Reading with... Sabaa Tahir

Photo: Christophe Testi
Sabaa Tahir is the author of the YA novels An Ember in the Ashes, A Torch Against the Night and the recently released A Reaper at the Gates (Razorbill, June 12, 2018). She grew up in California's Mojave Desert, at her family's 18-room motel. There, she spent her time devouring fantasy novels, raiding her brother's comic book stash and playing guitar badly. She began writing An Ember in the Ashes while working nights as a newspaper editor. She likes thunderous indie rock, garish socks and all things nerd. Tahir lives in the San Francisco Bay Area with her family.
 
On your nightstand now:
 
The Storm by Arif Anwar. This also doubles as the book that I bought for its cover--gray storm clouds and a woman in a bright orange sari. The contrast drew my eye.
 
Favorite book when you were a child:
 
Seven Daughters and Seven Sons by Bahija Lovejoy and Barbara Cohen. This was my very first mirror book--I had never seen anyone even remotely resembling myself in fiction, and Buran, the heroine of this story, is both Muslim and brown.
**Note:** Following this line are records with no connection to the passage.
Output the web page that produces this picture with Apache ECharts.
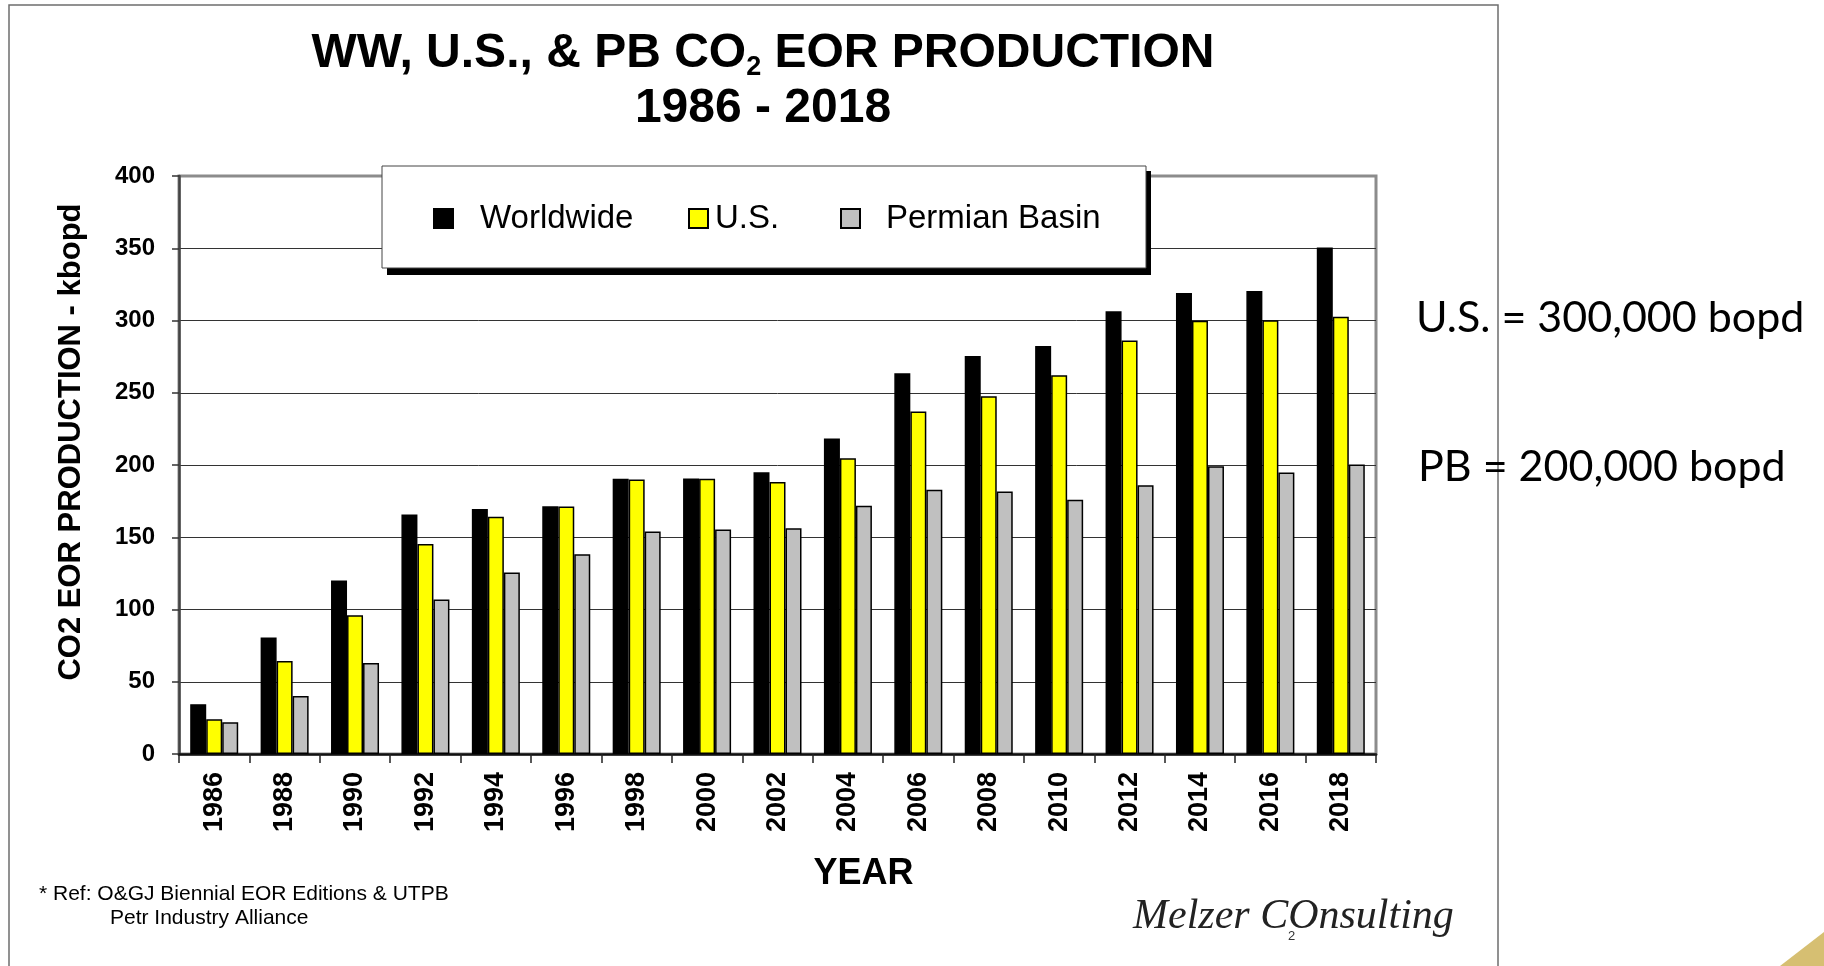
<!DOCTYPE html>
<html>
<head>
<meta charset="utf-8">
<title>WW, U.S., & PB CO2 EOR Production</title>
<script src="https://cdn.jsdelivr.net/npm/echarts@6/dist/echarts.min.js"></script>
<style>
  html, body { margin: 0; padding: 0; background: #fff; }
  #main { width: 1824px; height: 966px; }
</style>
</head>
<body>
<div id="main"></div>
<script>
// values, kbopd
var years = ['1986', '1988', '1990', '1992', '1994', '1996', '1998', '2000', '2002',
             '2004', '2006', '2008', '2010', '2012', '2014', '2016', '2018'];
var worldwide = [34.5, 80.7, 120.1, 165.8, 169.6, 171.5, 190.4, 190.7, 195.0,
                 218.3, 263.5, 275.5, 282.4, 306.4, 319.0, 320.4, 350.5];
var usProd = [24.0, 64.3, 96.0, 145.3, 164.2, 171.3, 189.9, 190.4, 188.2,
              204.6, 237.0, 247.6, 262.1, 286.2, 299.9, 300.1, 302.6];
var permian = [21.9, 40.2, 62.9, 107.0, 125.6, 138.2, 154.0, 155.4, 156.2,
               171.8, 182.8, 181.7, 175.9, 186.0, 199.2, 194.8, 200.3];
var yTicks = { min: 0, max: 400, interval: 50 };

var FONT = 'Liberation Sans, Arial, sans-serif';

var myChart = echarts.init(document.getElementById('main'));

function barSeries(name, color, values) {
    return {
        name: name,
        type: 'bar',
        data: values,
        barWidth: 16,
        barGap: '0%',
        itemStyle: { color: color, borderColor: '#000', borderWidth: 1.5 }
    };
}

function legendItem(name, left, gap) {
    return {
        data: [{ name: name, icon: 'rect' }],
        left: left,
        top: 202,
        padding: 0,
        z: 10,
        selectedMode: false,
        itemWidth: 19,
        itemHeight: 19,
        textStyle: { fontFamily: FONT, fontSize: 33, color: '#000', padding: [0, 0, 0, gap] }
    };
}

var option = {
    animation: false,
    backgroundColor: '#fff',
    title: {
        left: 763,
        top: 26,
        padding: 0,
        textAlign: 'center',
        text: '{a|WW, U.S., & PB CO}{s|2}{a| EOR PRODUCTION}\n{a|1986 - 2018}',
        textStyle: {
            rich: {
                a: { fontFamily: FONT, fontSize: 48, fontWeight: 'bold', color: '#000', lineHeight: 55 },
                s: { fontFamily: FONT, fontSize: 27, fontWeight: 'bold', color: '#000', lineHeight: 46, verticalAlign: 'bottom' }
            }
        }
    },
    legend: [
        legendItem('Worldwide', 433, 22),
        legendItem('U.S.', 688, 2),
        legendItem('Permian Basin', 840, 21)
    ],
    grid: {
        left: 179,
        right: 448,
        top: 176,
        bottom: 212,
        show: true,
        borderColor: '#8c8c8c',
        borderWidth: 3,
        containLabel: false,
        outerBoundsMode: 'none'
    },
    xAxis: {
        type: 'category',
        data: years,
        name: 'YEAR',
        nameLocation: 'middle',
        nameGap: 102,
        nameTextStyle: { fontFamily: FONT, fontSize: 36, fontWeight: 'bold', color: '#000', padding: [0, 0, 0, 172] },
        axisLine: { lineStyle: { color: '#111', width: 2.5 } },
        axisTick: { show: true, length: 9, lineStyle: { color: '#222', width: 1.5 } },
        axisLabel: {
            interval: 0,
            rotate: 90,
            margin: 18,
            fontFamily: FONT,
            fontSize: 27,
            fontWeight: 'bold',
            color: '#000'
        }
    },
    yAxis: {
        type: 'value',
        min: yTicks.min,
        max: yTicks.max,
        interval: yTicks.interval,
        name: 'CO2 EOR PRODUCTION - kbopd',
        nameLocation: 'middle',
        nameGap: 92,
        nameTextStyle: { fontFamily: FONT, fontSize: 31, fontWeight: 'bold', color: '#000', padding: [0, 0, 0, 46] },
        axisLine: { show: true, lineStyle: { color: '#444', width: 2.5 } },
        axisTick: { show: true, length: 7, lineStyle: { color: '#333', width: 1.5 } },
        axisLabel: { margin: 24, fontFamily: FONT, fontSize: 24, fontWeight: 'bold', color: '#000' },
        splitLine: { show: true, showMinLine: false, showMaxLine: false, lineStyle: { color: '#333', width: 1 } }
    },
    series: [
        barSeries('Worldwide', '#000000', worldwide),
        barSeries('U.S.', '#FFFF00', usProd),
        barSeries('Permian Basin', '#C0C0C0', permian)
    ],
    graphic: [
        // outer frame of the slide picture
        { type: 'rect', z: 1, shape: { x: 9, y: 5, width: 1489, height: 1000 },
          style: { fill: 'none', stroke: '#6e6e6e', lineWidth: 1.5 } },
        // legend box with its drop shadow
        { type: 'rect', z: 8, shape: { x: 387, y: 171, width: 764, height: 104 }, style: { fill: '#000' } },
        { type: 'rect', z: 9, shape: { x: 382, y: 166, width: 764, height: 102 },
          style: { fill: '#fff', stroke: '#444', lineWidth: 1 } },
        { type: 'text', z: 10, x: 1416, y: 318,
          style: { text: 'U.S. = 300,000 bopd', font: '43px Lato, sans-serif', fill: '#000', verticalAlign: 'middle' } },
        { type: 'text', z: 10, x: 1418, y: 467,
          style: { text: 'PB = 200,000 bopd', font: '43px Lato, sans-serif', fill: '#000', verticalAlign: 'middle' } },
        { type: 'text', x: 39, y: 894,
          style: { text: '* Ref: O&GJ Biennial EOR Editions & UTPB', font: '21px ' + FONT, fill: '#000', verticalAlign: 'middle' } },
        { type: 'text', x: 110, y: 918,
          style: { text: 'Petr Industry Alliance', font: '21px ' + FONT, fill: '#000', verticalAlign: 'middle' } },
        { type: 'text', x: 1133, y: 917,
          style: { text: 'Melzer COnsulting', font: 'italic 42px Liberation Serif, serif', fill: '#222', verticalAlign: 'middle' } },
        { type: 'text', x: 1288, y: 936,
          style: { text: '2', font: '13px ' + FONT, fill: '#333', verticalAlign: 'middle' } },
        { type: 'polygon', shape: { points: [[1780, 966], [1824, 932], [1824, 966]] },
          style: { fill: '#d6bf72' } }
    ]
};

myChart.setOption(option);
</script>
</body>
</html>
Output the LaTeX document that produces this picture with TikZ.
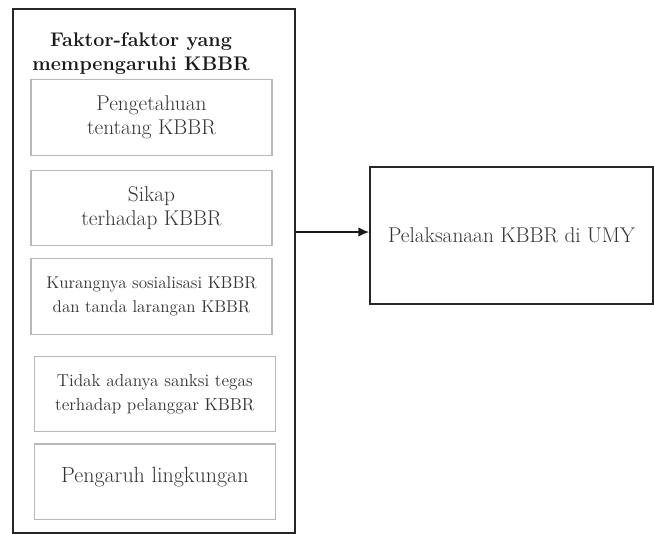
\documentclass[tikz,border=0pt]{standalone}
\usepackage{tikz}
\usetikzlibrary{positioning}
\usetikzlibrary{arrows.meta}

\begin{document}
\begin{tikzpicture}[
                x = 0.75pt, y = -0.75pt,
                factor/.style = {
                    draw = black!28,
                    line width = 0.9pt,
                    minimum width = 180.75pt,
                    minimum height = 56.5pt,
                    inner sep = 0pt,
                    align = center,
                    text = black!80,
                    font = #1
                },
                factor/.default = \fontsize{16}{18}\selectfont,
                frame/.style = {
                    draw = black!85,
                    line width = 1.3pt,
                    inner sep = 0pt
                },
                node distance = {10pt}
            ]
            \useasboundingbox (0,0) rectangle (654,534);

            % left frame with its title
            \node[frame, minimum width = 211.5pt, minimum height = 393pt] (outer) at (154,271) {};
            \node[font=\bfseries\fontsize{14.8}{18}\selectfont, text=black!90, align=center] (title) at (141,53.5) {Faktor-faktor yang\\mempengaruhi KBBR};

            \node[factor] (know) at (151.5,117.5) {Pengetahuan\\tentang KBBR};
            \node[factor, below=10.5pt of know] (attitude) {Sikap\\terhadap KBBR};
            \node[factor=\fontsize{12.8}{18}\selectfont, below=9pt of attitude] (social) {Kurangnya sosialisasi KBBR\\dan tanda larangan KBBR};
            \node[factor=\fontsize{13}{17.5}\selectfont, below=15.75pt of social, xshift=2.5pt] (sanction) {Tidak adanya sanksi tegas\\terhadap pelanggar KBBR};
            \node[factor=\fontsize{16.5}{18}\selectfont, below=8.25pt of sanction, text depth=10pt] (environ) {Pengaruh lingkungan};

            % right box
            \node[frame, minimum width = 212.25pt, minimum height = 102.75pt, text=black!80, font=\fontsize{16}{18}\selectfont] (target) at (511.5,235.5) {Pelaksanaan KBBR di UMY};
            \coordinate (tip) at ([yshift=2.6pt]target.west);

            \draw[-{Latex[length=8pt,width=7pt]}, line width = 1.1pt, black!90] (outer.east |- tip) -- (tip);

         \end{tikzpicture}
\end{document}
I checked the book out so much that eventually my school librarian gently suggested that perhaps I should "lose it" and then pay a fine (i.e., keep it forever). But I didn't want to get in trouble with my parents, so I just longed for it like it was my long-lost love. Eventually I bought my own copy in college.
 
Your top five authors:
 
I don't really have a top five list, but here are some of my auto-buy authors:
 
Mohsin Hamid, a Pakistani author who can make you laugh and rip out your heart in one page.
 
Alison Croggon, author of the Pellinor Quartet, a YA fantasy that is one of my favorites.
 
Patrick Rothfuss. The Name of the Wind is a fantasy book that I still reread every couple of years.
 
Marie Lu, author of the Legend Trilogy, the Young Elites Trilogy and her latest, Warcross. Marie writes with a keen eye for both plot and characterization--and I'm a sucker for her heroes.
 
Nicola Yoon. I devoured The Sun Is Also a Star on a plane ride and then immediately started again from page one.
 
Book you've faked reading:
 
Nicholas Nickleby in seventh grade. I don't even know why. I guess since it was big I thought people would be impressed? I had a lot to learn about what impressed middle schoolers.
 
Book you're an evangelist for:
 
The Dark Days Club by Alison Goodman. I absolutely adore this series and am forever pestering people to read it. It's like Buffy the Vampire Slayer, but in Regency England. The lead character, Lady Helen Wrexhall, has to balance the demands of her high society life while murdering demons from another dimension.
 
Book you hid from your parents:
 
The Sandman series by Neil Gaiman. But it's not exactly fair to say that I hid it. I stole it from my brother who hid it in this giant green steamer chest filled with comics. Then I would sneak into his room, find his key (which he kept in an extremely obvious place) and then sneak them back to my room to read by flashlight.
 
Book that changed your life:
 
The Sparrow by Mary Doria Russell. It's a story about mankind's first (doomed) mission to an alien planet and combines science fiction, philosophy and theology with questions of faith and trauma. It is the book that taught me what it means to try to write honestly.
 
Favorite line from a book:
 
This changes constantly, but my current favorite is from Circe by Madeline Miller: "But I saw the thought in him, living like a second body, and feeding in the dark."
 
Five books you'll never part with:
 
The Sparrow by Mary Doria Russell
The Giving Tree by Shel Silverstein
The SAS Survival Handbook by John Wiseman
The Random House Book of Fairy Tales, adapted by Amy Ehrlich, illustrated by Diane Goode
The Sword of Shannara by Terry Brooks
 
Book you most want to read again for the first time:
 
I wish so much that I could re-read Harry Potter. I was a freshman in college when I first read it. Everyone had gone to a concert but I had a cold and was miserable in my dorm room. A friend of mine dropped it off for me and while at first I refused to read it, she made me promise to read the first quarter of the book. I did and I was hooked. I snuck into her room a few hours later to read Book 2... and then Book 3. It was then that I learned there was no Book 4, and joined the legions of Potterheads forced to wait ages for the next book.